Le propriétaire du magasin, dès lors qu'il était condamné par le juge pénal, s'est vu contraint à la fermeture, et les trois employés qui travaillaient avec lui ont été licenciés. Il invoquera donc nécessairement l'atteinte à la liberté d'entreprise entrainée par les dispositions de la loi sur la protection de l'enfance. 

La liberté d'entreprendre peut être définie très simplement comme le droit d'exercer l'activité de son choix, et par conséquent de créer ou d'acquérir une entreprise. Le Conseil constitutionnel l'a mentionnée pour la première fois dans sa décision du 16 janvier 1982 sur les nationalisation : "La liberté qui, aux termes de l'article 4 de la Déclaration de 1789, consiste à faire tout ce qui ne nuit pas à autrui, ne saurait être elle-même préservée si des restrictions arbitraires ou abusives étaient apportées à la liberté d'entreprendre". Peu à peu, le juge constitutionnel a d'ailleurs associé la liberté d'entreprendre au droit de propriété, par exemple lorsqu'il annule, dans une décision du 7 décembre 2000, des dispositions législatives permettant de soumettre à autorisation administrative le changement de destination d'un local commercial. 
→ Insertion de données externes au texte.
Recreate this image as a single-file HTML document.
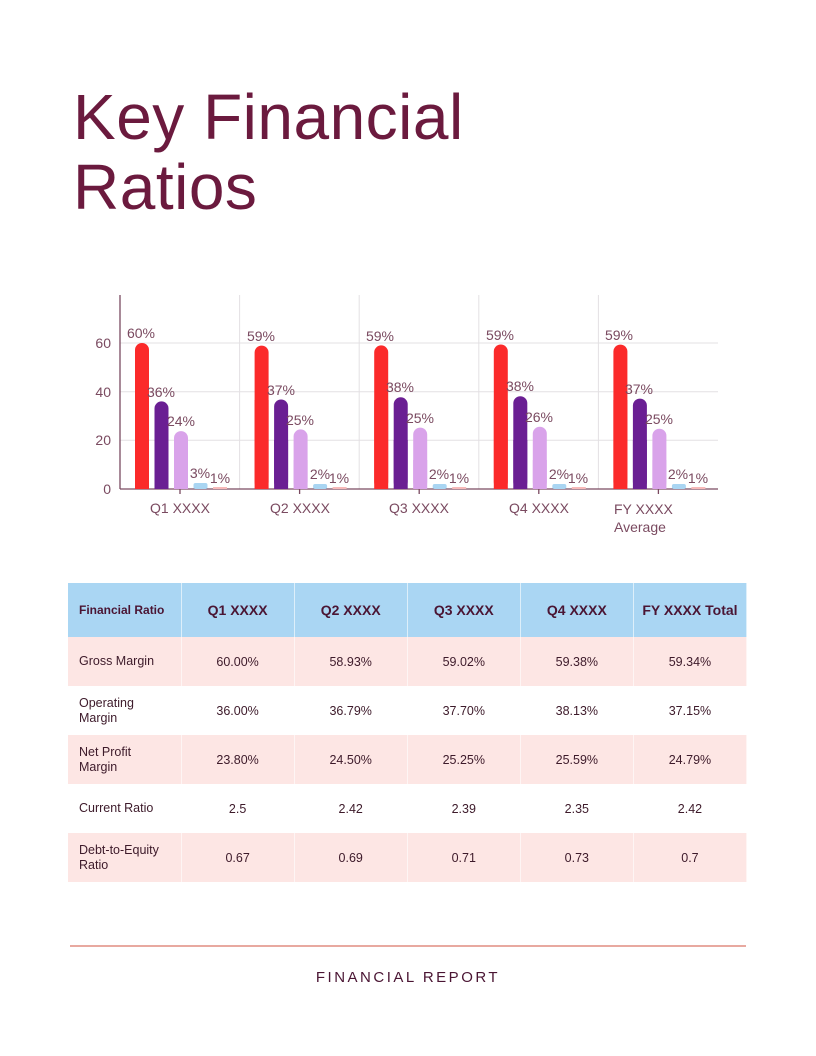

Comme dans bien d'autres domaines, le Conseil constitutionnel exerce donc un contrôle de proportionnalité, examinant très attentivement si les dispositions législatives contestées portent une atteinte excessive à la liberté d'entreprise. Dans l'examen de la loi sur la protection de l'enfance, celle-là même qui a conduit à la condamnation de notre vendeur de sex toys, le Conseil pourrait estimer que la liberté d'entreprendre subit une atteinte particulièrement grave. L'interdiction de vendre de tels objets à moins de deux cents mètres d'un établissement scolaire, quel qu'il soit,  public ou confessionnel, école maternelle ou lycée, conduit en effet à limiter considérablement la possibilité d'installation de ce type de commerce, alors même qu'il n'est pas formellement prohibé par le législateur. 
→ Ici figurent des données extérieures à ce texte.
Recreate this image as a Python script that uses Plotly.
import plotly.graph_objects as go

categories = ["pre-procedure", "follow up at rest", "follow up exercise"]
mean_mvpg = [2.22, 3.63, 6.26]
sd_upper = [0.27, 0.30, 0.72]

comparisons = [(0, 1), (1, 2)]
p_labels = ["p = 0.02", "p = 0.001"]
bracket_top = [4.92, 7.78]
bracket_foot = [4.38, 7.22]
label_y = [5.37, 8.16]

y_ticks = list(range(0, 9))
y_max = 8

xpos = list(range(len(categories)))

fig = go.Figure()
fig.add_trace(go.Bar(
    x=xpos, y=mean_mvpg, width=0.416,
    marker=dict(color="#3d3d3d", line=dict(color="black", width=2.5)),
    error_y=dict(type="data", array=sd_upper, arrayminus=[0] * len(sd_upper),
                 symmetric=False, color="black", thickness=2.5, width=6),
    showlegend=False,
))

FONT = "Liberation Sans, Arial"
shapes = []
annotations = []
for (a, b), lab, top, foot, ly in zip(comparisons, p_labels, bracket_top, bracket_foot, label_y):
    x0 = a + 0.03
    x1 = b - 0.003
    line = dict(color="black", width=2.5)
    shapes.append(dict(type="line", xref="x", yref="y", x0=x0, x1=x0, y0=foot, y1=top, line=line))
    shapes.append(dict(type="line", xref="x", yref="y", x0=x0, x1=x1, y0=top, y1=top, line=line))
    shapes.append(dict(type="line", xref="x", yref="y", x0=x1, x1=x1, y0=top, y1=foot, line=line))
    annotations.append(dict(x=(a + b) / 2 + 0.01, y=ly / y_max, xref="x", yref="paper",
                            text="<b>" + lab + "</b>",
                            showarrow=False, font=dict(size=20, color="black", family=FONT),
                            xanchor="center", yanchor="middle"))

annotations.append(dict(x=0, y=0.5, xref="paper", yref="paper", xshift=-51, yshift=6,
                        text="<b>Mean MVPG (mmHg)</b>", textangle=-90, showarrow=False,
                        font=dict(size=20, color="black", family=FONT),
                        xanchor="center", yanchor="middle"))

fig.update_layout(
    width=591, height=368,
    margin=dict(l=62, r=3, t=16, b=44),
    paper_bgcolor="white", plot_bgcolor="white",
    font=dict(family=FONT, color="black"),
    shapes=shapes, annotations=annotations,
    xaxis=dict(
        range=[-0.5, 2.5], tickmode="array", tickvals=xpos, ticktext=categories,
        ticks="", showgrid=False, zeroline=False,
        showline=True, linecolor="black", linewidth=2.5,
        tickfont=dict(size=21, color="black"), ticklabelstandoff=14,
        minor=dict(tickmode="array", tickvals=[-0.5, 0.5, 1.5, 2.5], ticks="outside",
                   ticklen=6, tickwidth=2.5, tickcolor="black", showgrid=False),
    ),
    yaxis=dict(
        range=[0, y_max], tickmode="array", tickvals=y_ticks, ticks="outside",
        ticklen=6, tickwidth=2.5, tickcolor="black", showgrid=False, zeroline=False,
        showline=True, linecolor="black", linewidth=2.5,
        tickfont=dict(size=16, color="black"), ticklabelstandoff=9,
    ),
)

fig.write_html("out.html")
Le problème de constitutionnalité existe bel et bien, et on ne peut qu'espérer que la Cour de cassation transmettra la QPC au Conseil constitutionnel. Peut être trouvera t il quelque inspiration dans la jurisprudence du Conseil d'Etat ? Souvenons que le juge administratif, saisi d'un recours contre une décision du préfet maritime, gouverneur de Toulon, interdisant aux "filles publiques" d'arpenter les trottoirs et de fréquenter les débits de boisson situés à proximité de la base maritime, a accepté d'examiner le recours. Il a apprécié la mesure prise au regard de la liberté d'aller et de venir de ces dames, et de la liberté du commerce et de l'industrie pour les tenants de ces débits de boisson. C'était le célèbre arrêt dame Dol et Laurent, le 28 février 1919.